__TO DO__
Return the lines from the line containing "Recreate this image as a Python" through the line containing "ax = fig.add_axes([137" exactly. No other line should appear in the answer.

__ENTRIES SHOWN__

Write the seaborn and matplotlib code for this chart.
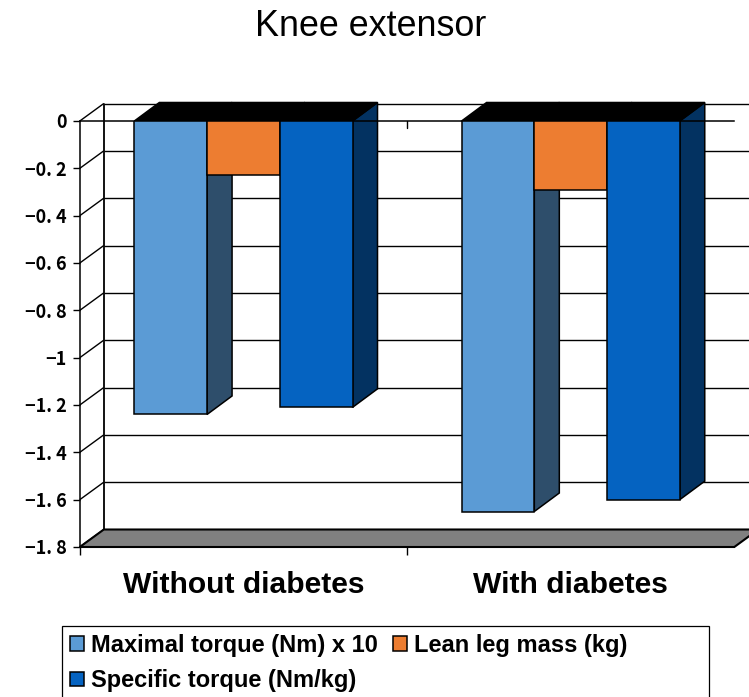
---
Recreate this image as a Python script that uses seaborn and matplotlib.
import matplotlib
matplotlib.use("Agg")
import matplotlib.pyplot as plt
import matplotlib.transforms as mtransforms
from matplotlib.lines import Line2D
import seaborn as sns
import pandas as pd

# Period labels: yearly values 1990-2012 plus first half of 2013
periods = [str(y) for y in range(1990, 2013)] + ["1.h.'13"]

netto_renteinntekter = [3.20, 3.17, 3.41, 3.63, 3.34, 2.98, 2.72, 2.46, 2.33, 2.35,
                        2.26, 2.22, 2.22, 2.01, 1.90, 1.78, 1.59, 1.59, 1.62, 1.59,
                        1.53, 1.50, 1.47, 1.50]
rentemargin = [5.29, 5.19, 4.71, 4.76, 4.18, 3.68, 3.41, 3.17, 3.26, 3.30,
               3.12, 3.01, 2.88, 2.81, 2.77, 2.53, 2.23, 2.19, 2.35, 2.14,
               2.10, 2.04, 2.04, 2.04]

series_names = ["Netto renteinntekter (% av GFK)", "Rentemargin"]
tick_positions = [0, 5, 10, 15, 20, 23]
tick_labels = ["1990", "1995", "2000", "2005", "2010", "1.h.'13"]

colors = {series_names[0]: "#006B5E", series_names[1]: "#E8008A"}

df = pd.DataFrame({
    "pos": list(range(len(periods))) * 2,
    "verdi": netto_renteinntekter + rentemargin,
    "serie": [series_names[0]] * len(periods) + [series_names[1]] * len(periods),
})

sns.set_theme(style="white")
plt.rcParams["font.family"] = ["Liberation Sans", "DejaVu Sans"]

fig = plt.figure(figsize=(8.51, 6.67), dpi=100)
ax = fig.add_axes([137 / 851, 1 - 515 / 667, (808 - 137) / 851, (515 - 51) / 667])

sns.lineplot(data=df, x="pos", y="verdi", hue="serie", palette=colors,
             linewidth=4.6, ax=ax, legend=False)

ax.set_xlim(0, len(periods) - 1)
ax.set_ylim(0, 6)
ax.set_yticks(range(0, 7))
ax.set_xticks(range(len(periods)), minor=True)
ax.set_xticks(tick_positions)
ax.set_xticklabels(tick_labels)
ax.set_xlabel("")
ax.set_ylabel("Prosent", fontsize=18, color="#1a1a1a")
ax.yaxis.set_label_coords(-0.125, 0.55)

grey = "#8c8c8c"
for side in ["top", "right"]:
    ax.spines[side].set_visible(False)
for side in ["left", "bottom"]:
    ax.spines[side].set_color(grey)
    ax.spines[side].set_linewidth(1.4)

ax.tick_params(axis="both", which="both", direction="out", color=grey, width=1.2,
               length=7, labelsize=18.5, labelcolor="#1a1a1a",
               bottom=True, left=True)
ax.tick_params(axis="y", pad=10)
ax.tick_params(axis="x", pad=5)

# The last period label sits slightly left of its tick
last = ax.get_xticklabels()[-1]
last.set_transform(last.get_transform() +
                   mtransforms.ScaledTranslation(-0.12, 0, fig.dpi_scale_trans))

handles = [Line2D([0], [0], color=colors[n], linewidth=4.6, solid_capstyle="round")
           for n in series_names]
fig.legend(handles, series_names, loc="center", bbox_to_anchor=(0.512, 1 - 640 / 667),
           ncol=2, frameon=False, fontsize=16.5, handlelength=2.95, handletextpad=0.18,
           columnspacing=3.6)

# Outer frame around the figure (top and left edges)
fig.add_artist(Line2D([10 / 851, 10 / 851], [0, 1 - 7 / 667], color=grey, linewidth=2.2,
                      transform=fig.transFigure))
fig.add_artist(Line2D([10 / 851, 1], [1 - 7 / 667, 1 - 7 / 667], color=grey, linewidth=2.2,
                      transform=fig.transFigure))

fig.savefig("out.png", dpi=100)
...
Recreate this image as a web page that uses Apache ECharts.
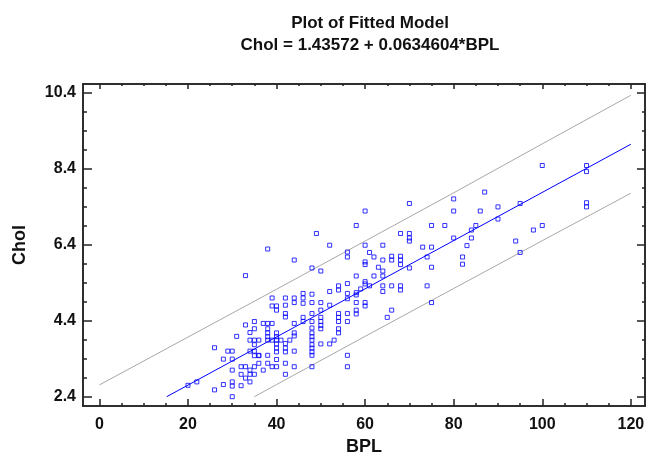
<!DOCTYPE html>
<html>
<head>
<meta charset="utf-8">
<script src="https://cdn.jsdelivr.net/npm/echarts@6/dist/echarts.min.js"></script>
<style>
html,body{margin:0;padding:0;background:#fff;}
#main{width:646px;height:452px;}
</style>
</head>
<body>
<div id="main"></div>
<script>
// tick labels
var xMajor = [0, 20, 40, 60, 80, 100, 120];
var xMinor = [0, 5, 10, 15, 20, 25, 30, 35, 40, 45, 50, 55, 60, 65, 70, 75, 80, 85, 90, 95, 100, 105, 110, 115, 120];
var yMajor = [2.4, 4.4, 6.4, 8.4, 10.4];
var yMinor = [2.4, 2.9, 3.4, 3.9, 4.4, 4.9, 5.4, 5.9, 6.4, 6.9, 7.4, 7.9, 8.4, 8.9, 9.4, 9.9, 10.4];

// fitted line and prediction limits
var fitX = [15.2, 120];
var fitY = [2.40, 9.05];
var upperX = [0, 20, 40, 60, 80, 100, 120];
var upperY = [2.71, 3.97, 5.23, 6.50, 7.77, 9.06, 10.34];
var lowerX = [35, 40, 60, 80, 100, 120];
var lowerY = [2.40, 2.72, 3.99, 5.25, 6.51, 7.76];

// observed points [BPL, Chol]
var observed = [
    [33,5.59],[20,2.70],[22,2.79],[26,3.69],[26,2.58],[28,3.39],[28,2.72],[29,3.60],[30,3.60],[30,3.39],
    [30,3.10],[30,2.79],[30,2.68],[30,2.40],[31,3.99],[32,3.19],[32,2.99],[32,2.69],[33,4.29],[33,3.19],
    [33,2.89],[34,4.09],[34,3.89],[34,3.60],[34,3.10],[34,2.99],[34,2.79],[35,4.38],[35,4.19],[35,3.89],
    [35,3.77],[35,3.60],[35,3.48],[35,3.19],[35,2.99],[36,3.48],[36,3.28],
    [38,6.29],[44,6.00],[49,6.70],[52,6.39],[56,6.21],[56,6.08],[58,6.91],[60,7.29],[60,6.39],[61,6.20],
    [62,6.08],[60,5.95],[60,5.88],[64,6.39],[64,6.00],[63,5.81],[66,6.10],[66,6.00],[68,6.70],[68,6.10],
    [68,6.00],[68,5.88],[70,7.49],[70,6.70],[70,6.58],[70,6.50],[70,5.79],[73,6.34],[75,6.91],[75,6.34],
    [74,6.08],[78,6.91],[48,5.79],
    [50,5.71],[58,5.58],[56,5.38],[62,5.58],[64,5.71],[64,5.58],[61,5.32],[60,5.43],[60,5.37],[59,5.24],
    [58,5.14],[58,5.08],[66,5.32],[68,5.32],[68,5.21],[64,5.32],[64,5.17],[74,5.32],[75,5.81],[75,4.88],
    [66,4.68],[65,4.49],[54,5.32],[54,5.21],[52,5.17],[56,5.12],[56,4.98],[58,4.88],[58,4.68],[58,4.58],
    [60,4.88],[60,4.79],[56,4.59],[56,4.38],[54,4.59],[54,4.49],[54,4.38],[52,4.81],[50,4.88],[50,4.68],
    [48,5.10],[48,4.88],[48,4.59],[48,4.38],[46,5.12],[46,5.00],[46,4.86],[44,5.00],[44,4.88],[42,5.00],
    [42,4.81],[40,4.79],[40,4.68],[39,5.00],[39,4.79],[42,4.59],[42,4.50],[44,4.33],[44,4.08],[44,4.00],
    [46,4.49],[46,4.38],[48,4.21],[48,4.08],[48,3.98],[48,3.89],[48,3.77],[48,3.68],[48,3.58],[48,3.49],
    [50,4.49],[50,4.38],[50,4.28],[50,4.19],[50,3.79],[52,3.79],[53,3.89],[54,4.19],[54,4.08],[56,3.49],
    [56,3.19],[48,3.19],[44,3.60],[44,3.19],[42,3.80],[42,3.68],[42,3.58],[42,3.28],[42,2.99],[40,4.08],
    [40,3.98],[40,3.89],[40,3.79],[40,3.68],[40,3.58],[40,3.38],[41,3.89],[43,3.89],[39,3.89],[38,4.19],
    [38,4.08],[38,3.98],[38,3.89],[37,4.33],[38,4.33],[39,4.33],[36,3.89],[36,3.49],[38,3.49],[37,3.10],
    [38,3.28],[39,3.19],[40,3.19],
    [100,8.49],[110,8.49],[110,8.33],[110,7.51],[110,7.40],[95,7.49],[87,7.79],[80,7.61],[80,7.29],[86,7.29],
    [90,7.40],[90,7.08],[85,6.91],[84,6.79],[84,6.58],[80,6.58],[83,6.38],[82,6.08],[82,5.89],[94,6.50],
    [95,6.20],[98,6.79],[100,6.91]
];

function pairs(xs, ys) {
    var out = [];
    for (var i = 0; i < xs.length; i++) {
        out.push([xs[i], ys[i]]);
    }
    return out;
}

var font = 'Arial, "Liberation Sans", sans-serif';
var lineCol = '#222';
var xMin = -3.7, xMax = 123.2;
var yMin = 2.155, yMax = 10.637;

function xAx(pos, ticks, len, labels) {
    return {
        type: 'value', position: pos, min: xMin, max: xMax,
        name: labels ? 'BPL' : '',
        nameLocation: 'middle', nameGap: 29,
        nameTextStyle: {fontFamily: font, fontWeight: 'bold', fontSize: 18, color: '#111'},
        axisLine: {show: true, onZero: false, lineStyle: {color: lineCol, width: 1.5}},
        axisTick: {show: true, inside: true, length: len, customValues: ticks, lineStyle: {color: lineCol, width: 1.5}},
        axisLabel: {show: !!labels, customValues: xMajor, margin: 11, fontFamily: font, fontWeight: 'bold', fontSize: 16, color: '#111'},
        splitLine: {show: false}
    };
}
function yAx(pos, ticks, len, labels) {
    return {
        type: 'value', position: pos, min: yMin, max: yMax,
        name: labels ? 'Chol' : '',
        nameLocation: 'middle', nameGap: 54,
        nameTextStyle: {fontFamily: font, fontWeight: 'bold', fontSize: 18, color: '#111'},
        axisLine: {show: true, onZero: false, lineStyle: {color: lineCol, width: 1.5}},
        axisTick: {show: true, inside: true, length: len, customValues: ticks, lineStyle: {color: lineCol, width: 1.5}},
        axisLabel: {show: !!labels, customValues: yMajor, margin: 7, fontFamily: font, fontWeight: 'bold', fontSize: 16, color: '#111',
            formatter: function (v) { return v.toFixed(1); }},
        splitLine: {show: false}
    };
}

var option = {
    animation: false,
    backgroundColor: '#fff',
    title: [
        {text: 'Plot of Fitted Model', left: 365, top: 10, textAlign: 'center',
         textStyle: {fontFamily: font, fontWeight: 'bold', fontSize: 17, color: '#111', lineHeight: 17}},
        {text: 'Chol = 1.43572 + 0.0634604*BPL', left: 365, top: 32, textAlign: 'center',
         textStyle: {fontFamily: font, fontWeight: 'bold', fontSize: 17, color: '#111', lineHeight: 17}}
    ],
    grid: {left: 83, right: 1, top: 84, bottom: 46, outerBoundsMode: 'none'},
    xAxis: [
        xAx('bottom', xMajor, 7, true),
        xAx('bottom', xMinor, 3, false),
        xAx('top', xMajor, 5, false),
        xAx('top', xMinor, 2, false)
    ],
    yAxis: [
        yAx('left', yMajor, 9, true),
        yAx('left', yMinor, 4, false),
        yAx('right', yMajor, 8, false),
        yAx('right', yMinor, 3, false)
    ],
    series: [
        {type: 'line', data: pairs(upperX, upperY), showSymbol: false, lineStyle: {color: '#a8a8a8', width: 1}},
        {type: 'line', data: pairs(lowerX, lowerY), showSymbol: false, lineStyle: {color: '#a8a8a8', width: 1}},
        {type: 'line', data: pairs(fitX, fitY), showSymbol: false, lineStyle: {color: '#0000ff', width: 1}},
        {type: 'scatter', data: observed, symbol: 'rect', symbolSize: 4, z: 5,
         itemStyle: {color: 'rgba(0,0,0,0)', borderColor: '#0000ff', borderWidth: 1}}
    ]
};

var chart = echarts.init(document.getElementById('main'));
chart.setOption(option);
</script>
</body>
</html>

__THE OUTPUT__
Recreate this image as a Python script that uses seaborn and matplotlib.
import matplotlib
matplotlib.use("Agg")
import matplotlib.pyplot as plt
import matplotlib.transforms as mtransforms
from matplotlib.lines import Line2D
import seaborn as sns
import pandas as pd

# Period labels: yearly values 1990-2012 plus first half of 2013
periods = [str(y) for y in range(1990, 2013)] + ["1.h.'13"]

netto_renteinntekter = [3.20, 3.17, 3.41, 3.63, 3.34, 2.98, 2.72, 2.46, 2.33, 2.35,
                        2.26, 2.22, 2.22, 2.01, 1.90, 1.78, 1.59, 1.59, 1.62, 1.59,
                        1.53, 1.50, 1.47, 1.50]
rentemargin = [5.29, 5.19, 4.71, 4.76, 4.18, 3.68, 3.41, 3.17, 3.26, 3.30,
               3.12, 3.01, 2.88, 2.81, 2.77, 2.53, 2.23, 2.19, 2.35, 2.14,
               2.10, 2.04, 2.04, 2.04]

series_names = ["Netto renteinntekter (% av GFK)", "Rentemargin"]
tick_positions = [0, 5, 10, 15, 20, 23]
tick_labels = ["1990", "1995", "2000", "2005", "2010", "1.h.'13"]

colors = {series_names[0]: "#006B5E", series_names[1]: "#E8008A"}

df = pd.DataFrame({
    "pos": list(range(len(periods))) * 2,
    "verdi": netto_renteinntekter + rentemargin,
    "serie": [series_names[0]] * len(periods) + [series_names[1]] * len(periods),
})

sns.set_theme(style="white")
plt.rcParams["font.family"] = ["Liberation Sans", "DejaVu Sans"]

fig = plt.figure(figsize=(8.51, 6.67), dpi=100)
ax = fig.add_axes([137 / 851, 1 - 515 / 667, (808 - 137) / 851, (515 - 51) / 667])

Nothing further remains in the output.